Starting with the first line of the data below, copy each line up to and including the one containing "from bokeh.resources import INLINE". Pictures stay out.

---- Material

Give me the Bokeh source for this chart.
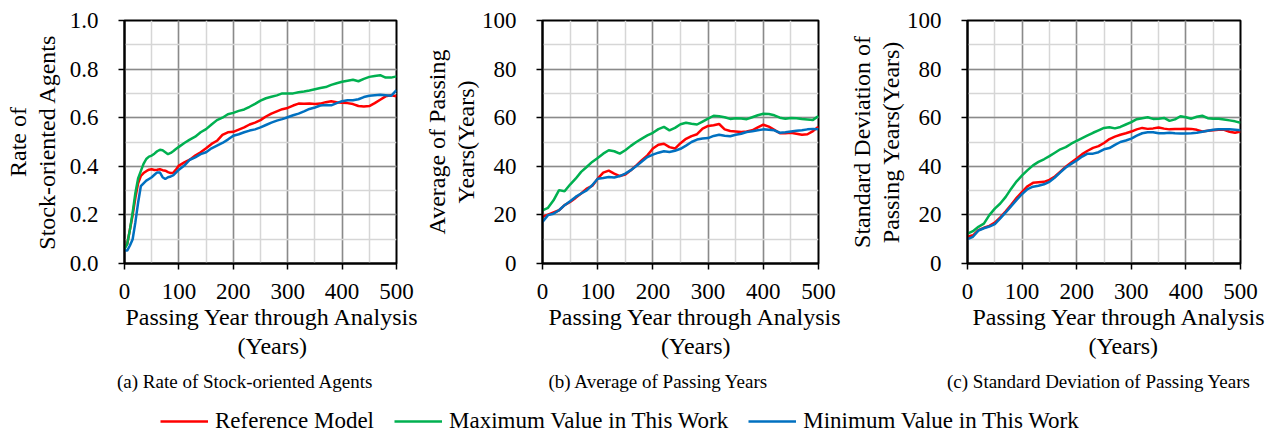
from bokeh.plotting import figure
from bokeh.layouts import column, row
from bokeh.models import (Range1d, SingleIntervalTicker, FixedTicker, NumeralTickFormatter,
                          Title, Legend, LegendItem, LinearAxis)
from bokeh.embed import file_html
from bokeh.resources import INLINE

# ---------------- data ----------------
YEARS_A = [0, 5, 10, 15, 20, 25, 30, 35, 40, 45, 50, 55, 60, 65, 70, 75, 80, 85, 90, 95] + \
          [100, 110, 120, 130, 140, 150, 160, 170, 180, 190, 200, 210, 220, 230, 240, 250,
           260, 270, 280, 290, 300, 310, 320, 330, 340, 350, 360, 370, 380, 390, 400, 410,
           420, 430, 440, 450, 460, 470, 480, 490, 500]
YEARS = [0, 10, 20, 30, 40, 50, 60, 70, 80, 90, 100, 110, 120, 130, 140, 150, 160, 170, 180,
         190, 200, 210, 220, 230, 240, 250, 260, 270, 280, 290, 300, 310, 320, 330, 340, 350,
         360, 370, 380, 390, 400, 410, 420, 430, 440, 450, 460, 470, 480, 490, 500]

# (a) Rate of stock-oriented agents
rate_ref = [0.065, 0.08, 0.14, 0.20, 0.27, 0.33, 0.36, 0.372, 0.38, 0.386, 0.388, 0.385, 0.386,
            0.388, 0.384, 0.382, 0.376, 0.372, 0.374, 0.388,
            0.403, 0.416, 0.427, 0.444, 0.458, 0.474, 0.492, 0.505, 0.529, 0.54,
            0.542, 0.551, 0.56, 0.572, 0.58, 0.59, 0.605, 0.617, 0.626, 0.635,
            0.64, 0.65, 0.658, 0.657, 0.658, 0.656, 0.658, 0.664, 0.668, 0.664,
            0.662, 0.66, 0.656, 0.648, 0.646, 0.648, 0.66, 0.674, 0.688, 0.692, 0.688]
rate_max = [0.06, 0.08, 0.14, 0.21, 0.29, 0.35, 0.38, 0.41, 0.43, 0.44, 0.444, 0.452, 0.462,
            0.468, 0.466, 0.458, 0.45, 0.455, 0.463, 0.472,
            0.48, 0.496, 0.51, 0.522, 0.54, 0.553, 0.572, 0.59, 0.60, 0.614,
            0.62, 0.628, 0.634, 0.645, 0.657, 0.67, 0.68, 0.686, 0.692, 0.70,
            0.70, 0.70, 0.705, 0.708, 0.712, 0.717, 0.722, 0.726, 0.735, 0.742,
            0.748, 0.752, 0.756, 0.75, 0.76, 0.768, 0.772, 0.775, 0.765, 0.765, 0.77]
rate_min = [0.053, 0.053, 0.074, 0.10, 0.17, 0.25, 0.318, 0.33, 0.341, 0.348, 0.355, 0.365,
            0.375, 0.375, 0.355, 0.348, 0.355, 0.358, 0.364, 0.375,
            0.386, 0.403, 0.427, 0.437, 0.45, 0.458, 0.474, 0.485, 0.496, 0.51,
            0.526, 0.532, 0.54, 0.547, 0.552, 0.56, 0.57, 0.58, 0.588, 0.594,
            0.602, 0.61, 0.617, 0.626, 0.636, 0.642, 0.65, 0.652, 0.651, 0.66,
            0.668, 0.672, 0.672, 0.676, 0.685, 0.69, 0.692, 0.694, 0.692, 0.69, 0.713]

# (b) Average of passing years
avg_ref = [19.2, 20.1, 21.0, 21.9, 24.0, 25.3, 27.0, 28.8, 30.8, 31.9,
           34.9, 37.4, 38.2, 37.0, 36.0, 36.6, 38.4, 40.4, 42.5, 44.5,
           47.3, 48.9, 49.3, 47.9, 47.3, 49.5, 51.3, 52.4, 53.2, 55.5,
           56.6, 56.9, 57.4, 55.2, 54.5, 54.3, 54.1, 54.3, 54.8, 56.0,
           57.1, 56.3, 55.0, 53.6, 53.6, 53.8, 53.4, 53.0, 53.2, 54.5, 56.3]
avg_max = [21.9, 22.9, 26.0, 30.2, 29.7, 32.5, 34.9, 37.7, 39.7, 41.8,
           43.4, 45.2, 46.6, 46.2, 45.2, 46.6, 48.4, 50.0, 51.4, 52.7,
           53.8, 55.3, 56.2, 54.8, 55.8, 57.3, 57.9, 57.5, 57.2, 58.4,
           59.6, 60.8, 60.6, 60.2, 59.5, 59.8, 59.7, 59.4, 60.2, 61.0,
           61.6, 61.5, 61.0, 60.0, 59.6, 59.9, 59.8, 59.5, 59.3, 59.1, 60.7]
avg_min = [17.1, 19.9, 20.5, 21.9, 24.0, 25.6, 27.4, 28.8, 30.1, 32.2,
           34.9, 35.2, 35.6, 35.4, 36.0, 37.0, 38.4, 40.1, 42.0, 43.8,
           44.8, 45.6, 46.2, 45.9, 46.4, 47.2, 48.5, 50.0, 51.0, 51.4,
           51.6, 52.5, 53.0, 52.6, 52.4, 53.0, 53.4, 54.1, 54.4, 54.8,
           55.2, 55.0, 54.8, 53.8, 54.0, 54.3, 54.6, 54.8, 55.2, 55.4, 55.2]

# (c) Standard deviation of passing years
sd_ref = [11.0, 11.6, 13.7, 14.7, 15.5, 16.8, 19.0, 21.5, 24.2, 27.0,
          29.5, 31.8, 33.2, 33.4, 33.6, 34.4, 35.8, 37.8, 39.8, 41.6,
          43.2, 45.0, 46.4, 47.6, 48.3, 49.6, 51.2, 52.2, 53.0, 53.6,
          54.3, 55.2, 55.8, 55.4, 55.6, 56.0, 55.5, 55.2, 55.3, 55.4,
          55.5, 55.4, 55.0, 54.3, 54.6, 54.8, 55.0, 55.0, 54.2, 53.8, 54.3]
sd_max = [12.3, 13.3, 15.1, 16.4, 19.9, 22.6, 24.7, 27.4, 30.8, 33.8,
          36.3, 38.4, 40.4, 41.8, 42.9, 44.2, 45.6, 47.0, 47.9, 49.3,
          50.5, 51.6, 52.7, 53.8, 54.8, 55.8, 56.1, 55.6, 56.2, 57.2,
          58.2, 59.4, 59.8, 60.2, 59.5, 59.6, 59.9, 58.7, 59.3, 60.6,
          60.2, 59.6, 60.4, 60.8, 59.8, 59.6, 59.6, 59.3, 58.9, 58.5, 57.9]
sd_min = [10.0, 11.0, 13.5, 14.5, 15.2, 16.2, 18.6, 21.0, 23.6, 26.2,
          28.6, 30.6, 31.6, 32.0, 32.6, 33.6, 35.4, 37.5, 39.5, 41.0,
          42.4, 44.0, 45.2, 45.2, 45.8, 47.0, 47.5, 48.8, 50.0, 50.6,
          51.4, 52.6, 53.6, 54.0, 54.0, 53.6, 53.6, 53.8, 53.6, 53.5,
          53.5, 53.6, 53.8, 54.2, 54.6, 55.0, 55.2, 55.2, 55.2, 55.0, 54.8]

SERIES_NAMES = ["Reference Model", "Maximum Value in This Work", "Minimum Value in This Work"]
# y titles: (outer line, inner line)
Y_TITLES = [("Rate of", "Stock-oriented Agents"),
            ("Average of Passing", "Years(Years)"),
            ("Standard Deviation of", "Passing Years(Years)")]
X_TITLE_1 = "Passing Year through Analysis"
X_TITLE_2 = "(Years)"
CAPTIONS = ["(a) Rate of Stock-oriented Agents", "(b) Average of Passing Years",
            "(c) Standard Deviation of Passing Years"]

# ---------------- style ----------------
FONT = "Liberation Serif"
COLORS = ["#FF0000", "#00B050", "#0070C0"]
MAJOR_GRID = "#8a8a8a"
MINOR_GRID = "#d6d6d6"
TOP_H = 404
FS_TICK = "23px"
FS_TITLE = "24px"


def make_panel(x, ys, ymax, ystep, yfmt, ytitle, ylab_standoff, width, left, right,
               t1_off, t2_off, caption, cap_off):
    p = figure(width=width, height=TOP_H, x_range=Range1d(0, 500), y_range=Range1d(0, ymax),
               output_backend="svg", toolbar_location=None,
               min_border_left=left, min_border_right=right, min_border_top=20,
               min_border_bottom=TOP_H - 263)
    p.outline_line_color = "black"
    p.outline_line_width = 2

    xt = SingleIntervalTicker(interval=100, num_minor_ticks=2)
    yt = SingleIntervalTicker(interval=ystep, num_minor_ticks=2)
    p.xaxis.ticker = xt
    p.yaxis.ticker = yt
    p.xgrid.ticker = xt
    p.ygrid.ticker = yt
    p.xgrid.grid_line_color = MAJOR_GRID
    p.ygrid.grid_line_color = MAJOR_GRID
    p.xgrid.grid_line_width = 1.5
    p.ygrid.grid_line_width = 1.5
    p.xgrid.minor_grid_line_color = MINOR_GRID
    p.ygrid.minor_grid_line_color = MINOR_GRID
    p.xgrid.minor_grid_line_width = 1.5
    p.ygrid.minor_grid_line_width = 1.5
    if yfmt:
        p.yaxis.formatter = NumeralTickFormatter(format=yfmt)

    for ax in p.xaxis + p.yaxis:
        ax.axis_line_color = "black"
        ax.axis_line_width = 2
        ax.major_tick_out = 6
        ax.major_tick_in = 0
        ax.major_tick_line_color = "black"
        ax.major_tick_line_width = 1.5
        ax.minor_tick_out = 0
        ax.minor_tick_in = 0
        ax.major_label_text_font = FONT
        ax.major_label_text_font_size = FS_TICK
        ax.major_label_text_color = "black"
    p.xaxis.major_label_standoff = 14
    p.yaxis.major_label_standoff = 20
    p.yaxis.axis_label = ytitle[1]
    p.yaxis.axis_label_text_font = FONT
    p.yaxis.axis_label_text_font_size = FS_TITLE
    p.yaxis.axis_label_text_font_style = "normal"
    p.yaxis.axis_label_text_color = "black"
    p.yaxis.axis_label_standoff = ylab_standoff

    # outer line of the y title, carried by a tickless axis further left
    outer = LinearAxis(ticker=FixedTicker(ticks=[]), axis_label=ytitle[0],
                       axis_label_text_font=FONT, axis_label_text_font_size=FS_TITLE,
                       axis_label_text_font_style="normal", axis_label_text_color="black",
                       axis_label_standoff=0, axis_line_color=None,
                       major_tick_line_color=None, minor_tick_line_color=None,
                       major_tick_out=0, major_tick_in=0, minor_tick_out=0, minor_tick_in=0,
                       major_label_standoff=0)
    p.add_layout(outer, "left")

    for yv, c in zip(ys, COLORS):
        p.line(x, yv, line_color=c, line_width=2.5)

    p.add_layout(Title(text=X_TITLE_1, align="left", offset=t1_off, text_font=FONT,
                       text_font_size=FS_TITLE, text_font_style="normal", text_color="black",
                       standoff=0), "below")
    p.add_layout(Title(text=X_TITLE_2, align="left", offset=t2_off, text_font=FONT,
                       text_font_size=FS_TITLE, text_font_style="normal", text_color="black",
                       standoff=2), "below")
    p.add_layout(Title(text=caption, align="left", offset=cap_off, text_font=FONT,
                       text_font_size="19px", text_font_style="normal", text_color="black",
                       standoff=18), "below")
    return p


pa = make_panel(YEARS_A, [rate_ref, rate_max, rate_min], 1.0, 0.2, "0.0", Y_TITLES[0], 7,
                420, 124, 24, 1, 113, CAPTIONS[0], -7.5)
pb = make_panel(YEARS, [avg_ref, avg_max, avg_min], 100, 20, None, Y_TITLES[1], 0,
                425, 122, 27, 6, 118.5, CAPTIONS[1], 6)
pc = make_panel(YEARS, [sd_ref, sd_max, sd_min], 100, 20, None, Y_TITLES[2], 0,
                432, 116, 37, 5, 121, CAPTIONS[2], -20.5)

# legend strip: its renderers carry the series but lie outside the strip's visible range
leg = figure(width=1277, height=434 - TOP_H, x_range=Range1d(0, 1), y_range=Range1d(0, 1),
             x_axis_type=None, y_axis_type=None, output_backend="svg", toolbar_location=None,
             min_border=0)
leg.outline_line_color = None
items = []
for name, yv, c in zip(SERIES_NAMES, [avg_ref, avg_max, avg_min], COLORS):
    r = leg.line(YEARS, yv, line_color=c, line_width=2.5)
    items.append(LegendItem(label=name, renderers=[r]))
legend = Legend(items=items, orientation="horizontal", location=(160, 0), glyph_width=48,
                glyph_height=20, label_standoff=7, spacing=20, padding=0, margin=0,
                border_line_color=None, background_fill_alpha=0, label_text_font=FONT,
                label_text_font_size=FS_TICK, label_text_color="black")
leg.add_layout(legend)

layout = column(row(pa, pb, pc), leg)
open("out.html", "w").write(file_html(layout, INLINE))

--------

» Response:
Give me the Bokeh source for this chart.
from bokeh.plotting import figure
from bokeh.layouts import column, row
from bokeh.models import (Range1d, SingleIntervalTicker, FixedTicker, NumeralTickFormatter,
                          Title, Legend, LegendItem, LinearAxis)
from bokeh.embed import file_html
from bokeh.resources import INLINE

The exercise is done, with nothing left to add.